▶ [EXERCISE BRIEF]
With the images removed, repeat the data below exactly.

▶ [GIVEN MATERIAL]
☆ ☆ ☆ ☆ ☆

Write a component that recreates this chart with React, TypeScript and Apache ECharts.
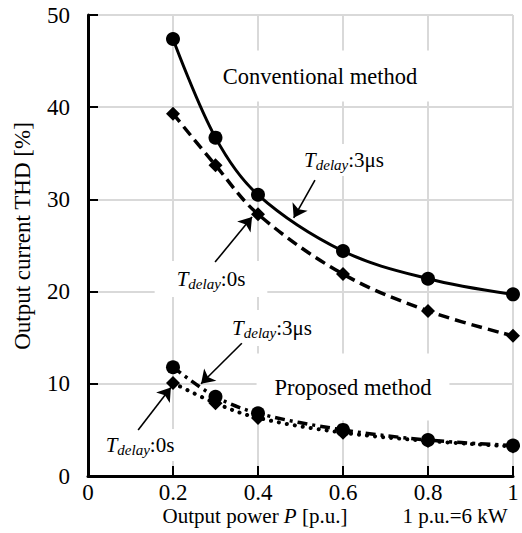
import React, { useEffect, useRef } from "react";
import * as echarts from "echarts";

const xValues = [0.2, 0.3, 0.4, 0.6, 0.8, 1.0];
const conv3us = [47.4, 36.7, 30.5, 24.4, 21.4, 19.7];
const conv0s = [39.3, 33.7, 28.4, 21.9, 17.9, 15.2];
const prop3us = [11.8, 8.6, 6.8, 5.0, 3.9, 3.3];
const prop0s = [10.1, 7.9, 6.3, 4.7, 3.8, 3.2];

const xTicks = [0, 0.2, 0.4, 0.6, 0.8, 1];
const yTicks = [0, 10, 20, 30, 40, 50];

// arrow annotations in data coordinates: [from, to]
const arrows: [number[], number[]][] = [
  [[0.534, 32.1], [0.484, 28.0]],
  [[0.299, 23.2], [0.386, 28.1]],
  [[0.362, 14.4], [0.266, 10.0]],
  [[0.118, 5.0], [0.195, 9.6]],
];

const FONT = "Liberation Serif";

const pair = (ys: number[]) => xValues.map((x, i) => [x, ys[i]]);

const richT = {
  T: { fontFamily: FONT, fontSize: 21, fontStyle: "italic", color: "#000" },
  s: { fontFamily: FONT, fontSize: 15, fontStyle: "italic", color: "#000", padding: [9, 0, 0, 0] },
  n: { fontFamily: FONT, fontSize: 21, color: "#000" },
};

function label(text: string, x: number, y: number, pad: number[], rich = false) {
  return {
    type: "text",
    x,
    y,
    z: 1,
    style: {
      text,
      fontFamily: FONT,
      fontSize: 22.5,
      fill: "#000",
      align: "center",
      verticalAlign: "middle",
      backgroundColor: "#fff",
      padding: pad,
      rich: rich ? richT : undefined,
    },
  };
}

export default function App() {
  const ref = useRef<HTMLDivElement>(null);
  useEffect(() => {
    if (!ref.current) return;
    const chart = echarts.init(ref.current, null, { renderer: "svg" });
    const baseLine = { color: "#000", width: 3 };
    chart.setOption({
      animation: false,
      backgroundColor: "#fff",
      grid: { left: 88, top: 15, width: 425, height: 461 },
      xAxis: {
        type: "value",
        min: 0,
        max: 1,
        interval: 0.2,
        axisLine: { show: true, lineStyle: { color: "#000", width: 3 } },
        axisTick: { show: true, inside: true, length: 10, lineStyle: { color: "#000", width: 2 } },
        axisLabel: {
          color: "#000",
          fontFamily: FONT,
          fontSize: 23,
          margin: 5,
          formatter: (v: number) => {
            const t = xTicks.find((k) => Math.abs(k - v) < 1e-6);
            return t === 0 ? "0" : t === 1 ? "1" : t !== undefined ? t.toFixed(1) : "";
          },
        },
        splitLine: { show: true, lineStyle: { color: "#d9d9d9", width: 2 } },
      },
      yAxis: {
        type: "value",
        min: 0,
        max: 50,
        interval: 10,
        axisLine: { show: true, lineStyle: { color: "#000", width: 3 } },
        axisTick: { show: true, inside: true, length: 10, lineStyle: { color: "#000", width: 2 } },
        axisLabel: {
          color: "#000",
          fontFamily: FONT,
          fontSize: 23,
          margin: 18,
          formatter: (v: number) => (yTicks.includes(v) ? String(v) : ""),
        },
        splitLine: { show: true, lineStyle: { color: "#d9d9d9", width: 2 } },
      },
      series: [
        {
          type: "line",
          name: "Conventional 3us",
          data: pair(conv3us),
          smooth: 0.35,
          symbol: "circle",
          symbolSize: 14,
          itemStyle: { color: "#000" },
          lineStyle: { ...baseLine, type: "solid" },
          z: 3,
          markLine: {
            silent: true,
            symbol: ["none", "arrow"],
            symbolSize: 13,
            label: { show: false },
            lineStyle: { color: "#000", width: 1.6, type: "solid" },
            data: arrows.map(([a, b]) => [{ coord: a }, { coord: b }]),
          },
        },
        {
          type: "line",
          name: "Conventional 0s",
          data: pair(conv0s),
          smooth: 0.35,
          symbol: "diamond",
          symbolSize: 14,
          itemStyle: { color: "#000" },
          lineStyle: { ...baseLine, width: 3.5, type: [11, 6] },
          z: 3,
        },
        {
          type: "line",
          name: "Proposed 3us",
          data: pair(prop3us),
          smooth: 0.35,
          symbol: "circle",
          symbolSize: 14,
          itemStyle: { color: "#000" },
          lineStyle: { ...baseLine, width: 3.5, type: [10, 5, 3, 5] },
          z: 3,
        },
        {
          type: "line",
          name: "Proposed 0s",
          data: pair(prop0s),
          smooth: 0.35,
          symbol: "diamond",
          symbolSize: 14,
          itemStyle: { color: "#000" },
          lineStyle: { ...baseLine, width: 4, type: [0.1, 8], cap: "round" },
          z: 3,
        },
      ],
      graphic: [
        label("Conventional method", 320, 76, [14, 14]),
        label("{T|T}{s|delay}{n|:3μs}", 344, 160, [4, 6], true),
        label("{T|T}{s|delay}{n|:0s}", 211, 279, [6, 22], true),
        label("{T|T}{s|delay}{n|:3μs}", 272, 328, [6, 8], true),
        label("{T|T}{s|delay}{n|:0s}", 140, 445, [4, 4], true),
        label("Proposed method", 353, 387, [22, 18]),
        {
          type: "text",
          x: 255,
          y: 516,
          style: {
            text: "Output power {i|P} [p.u.]",
            fontFamily: FONT,
            fontSize: 21,
            fill: "#000",
            align: "center",
            verticalAlign: "middle",
            rich: { i: { fontFamily: FONT, fontSize: 21, fontStyle: "italic", color: "#000" } },
          },
        },
        {
          type: "text",
          x: 455,
          y: 516,
          style: {
            text: "1 p.u.=6 kW",
            fontFamily: FONT,
            fontSize: 21,
            fill: "#000",
            align: "center",
            verticalAlign: "middle",
          },
        },
        {
          type: "text",
          x: 22,
          y: 236,
          rotation: Math.PI / 2,
          style: {
            text: "Output current THD [%]",
            fontFamily: FONT,
            fontSize: 23,
            fill: "#000",
            align: "center",
            verticalAlign: "middle",
          },
        },
      ],
    });
    return () => chart.dispose();
  }, []);
  return (
    <div
      ref={ref}
      style={{ position: "fixed", left: 0, top: 0, width: 522, height: 533, background: "#fff" }}
    />
  );
}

☆ ☆ ☆ ☆ ☆

▶ [FULL SOLUTION]
Write a component that recreates this chart with React, TypeScript and Apache ECharts.
import React, { useEffect, useRef } from "react";
import * as echarts from "echarts";

const xValues = [0.2, 0.3, 0.4, 0.6, 0.8, 1.0];
const conv3us = [47.4, 36.7, 30.5, 24.4, 21.4, 19.7];
const conv0s = [39.3, 33.7, 28.4, 21.9, 17.9, 15.2];
const prop3us = [11.8, 8.6, 6.8, 5.0, 3.9, 3.3];
const prop0s = [10.1, 7.9, 6.3, 4.7, 3.8, 3.2];

const xTicks = [0, 0.2, 0.4, 0.6, 0.8, 1];
const yTicks = [0, 10, 20, 30, 40, 50];

// arrow annotations in data coordinates: [from, to]
const arrows: [number[], number[]][] = [
  [[0.534, 32.1], [0.484, 28.0]],
  [[0.299, 23.2], [0.386, 28.1]],
  [[0.362, 14.4], [0.266, 10.0]],
  [[0.118, 5.0], [0.195, 9.6]],
];

const FONT = "Liberation Serif";

const pair = (ys: number[]) => xValues.map((x, i) => [x, ys[i]]);

const richT = {
  T: { fontFamily: FONT, fontSize: 21, fontStyle: "italic", color: "#000" },
  s: { fontFamily: FONT, fontSize: 15, fontStyle: "italic", color: "#000", padding: [9, 0, 0, 0] },
  n: { fontFamily: FONT, fontSize: 21, color: "#000" },
};

function label(text: string, x: number, y: number, pad: number[], rich = false) {
  return {
    type: "text",
    x,
    y,
    z: 1,
    style: {
      text,
      fontFamily: FONT,
      fontSize: 22.5,
      fill: "#000",
      align: "center",
      verticalAlign: "middle",
      backgroundColor: "#fff",
      padding: pad,
      rich: rich ? richT : undefined,
    },
  };
}

export default function App() {
  const ref = useRef<HTMLDivElement>(null);
  useEffect(() => {
    if (!ref.current) return;
    const chart = echarts.init(ref.current, null, { renderer: "svg" });
    const baseLine = { color: "#000", width: 3 };
    chart.setOption({
      animation: false,
      backgroundColor: "#fff",
      grid: { left: 88, top: 15, width: 425, height: 461 },
      xAxis: {
        type: "value",
        min: 0,
        max: 1,
        interval: 0.2,
        axisLine: { show: true, lineStyle: { color: "#000", width: 3 } },
        axisTick: { show: true, inside: true, length: 10, lineStyle: { color: "#000", width: 2 } },
        axisLabel: {
          color: "#000",
          fontFamily: FONT,
          fontSize: 23,
          margin: 5,
          formatter: (v: number) => {
            const t = xTicks.find((k) => Math.abs(k - v) < 1e-6);
            return t === 0 ? "0" : t === 1 ? "1" : t !== undefined ? t.toFixed(1) : "";
          },
        },
        splitLine: { show: true, lineStyle: { color: "#d9d9d9", width: 2 } },
      },
      yAxis: {
        type: "value",
        min: 0,
        max: 50,
        interval: 10,
        axisLine: { show: true, lineStyle: { color: "#000", width: 3 } },
        axisTick: { show: true, inside: true, length: 10, lineStyle: { color: "#000", width: 2 } },
        axisLabel: {
          color: "#000",
          fontFamily: FONT,
          fontSize: 23,
          margin: 18,
          formatter: (v: number) => (yTicks.includes(v) ? String(v) : ""),
        },
        splitLine: { show: true, lineStyle: { color: "#d9d9d9", width: 2 } },
      },
      series: [
        {
          type: "line",
          name: "Conventional 3us",
          data: pair(conv3us),
          smooth: 0.35,
          symbol: "circle",
          symbolSize: 14,
          itemStyle: { color: "#000" },
          lineStyle: { ...baseLine, type: "solid" },
          z: 3,
          markLine: {
            silent: true,
            symbol: ["none", "arrow"],
            symbolSize: 13,
            label: { show: false },
            lineStyle: { color: "#000", width: 1.6, type: "solid" },
            data: arrows.map(([a, b]) => [{ coord: a }, { coord: b }]),
          },
        },
        {
          type: "line",
          name: "Conventional 0s",
          data: pair(conv0s),
          smooth: 0.35,
          symbol: "diamond",
          symbolSize: 14,
          itemStyle: { color: "#000" },
          lineStyle: { ...baseLine, width: 3.5, type: [11, 6] },
          z: 3,
        },
        {
          type: "line",
          name: "Proposed 3us",
          data: pair(prop3us),
          smooth: 0.35,
          symbol: "circle",
          symbolSize: 14,
          itemStyle: { color: "#000" },
          lineStyle: { ...baseLine, width: 3.5, type: [10, 5, 3, 5] },
          z: 3,
        },
        {
          type: "line",
          name: "Proposed 0s",
          data: pair(prop0s),
          smooth: 0.35,
          symbol: "diamond",
          symbolSize: 14,
          itemStyle: { color: "#000" },
          lineStyle: { ...baseLine, width: 4, type: [0.1, 8], cap: "round" },
          z: 3,
        },
      ],
      graphic: [
        label("Conventional method", 320, 76, [14, 14]),
        label("{T|T}{s|delay}{n|:3μs}", 344, 160, [4, 6], true),
        label("{T|T}{s|delay}{n|:0s}", 211, 279, [6, 22], true),
        label("{T|T}{s|delay}{n|:3μs}", 272, 328, [6, 8], true),
        label("{T|T}{s|delay}{n|:0s}", 140, 445, [4, 4], true),
        label("Proposed method", 353, 387, [22, 18]),
        {
          type: "text",
          x: 255,
          y: 516,
          style: {
            text: "Output power {i|P} [p.u.]",
            fontFamily: FONT,
            fontSize: 21,
            fill: "#000",
            align: "center",
            verticalAlign: "middle",
            rich: { i: { fontFamily: FONT, fontSize: 21, fontStyle: "italic", color: "#000" } },
          },
        },
        {
          type: "text",
          x: 455,
          y: 516,
          style: {
            text: "1 p.u.=6 kW",
            fontFamily: FONT,
            fontSize: 21,
            fill: "#000",
            align: "center",
            verticalAlign: "middle",
          },
        },
        {
          type: "text",
          x: 22,
          y: 236,
          rotation: Math.PI / 2,
          style: {
            text: "Output current THD [%]",
            fontFamily: FONT,
            fontSize: 23,
            fill: "#000",
            align: "center",
            verticalAlign: "middle",
          },
        },
      ],
    });
    return () => chart.dispose();
  }, []);
  return (
    <div
      ref={ref}
      style={{ position: "fixed", left: 0, top: 0, width: 522, height: 533, background: "#fff" }}
    />
  );
}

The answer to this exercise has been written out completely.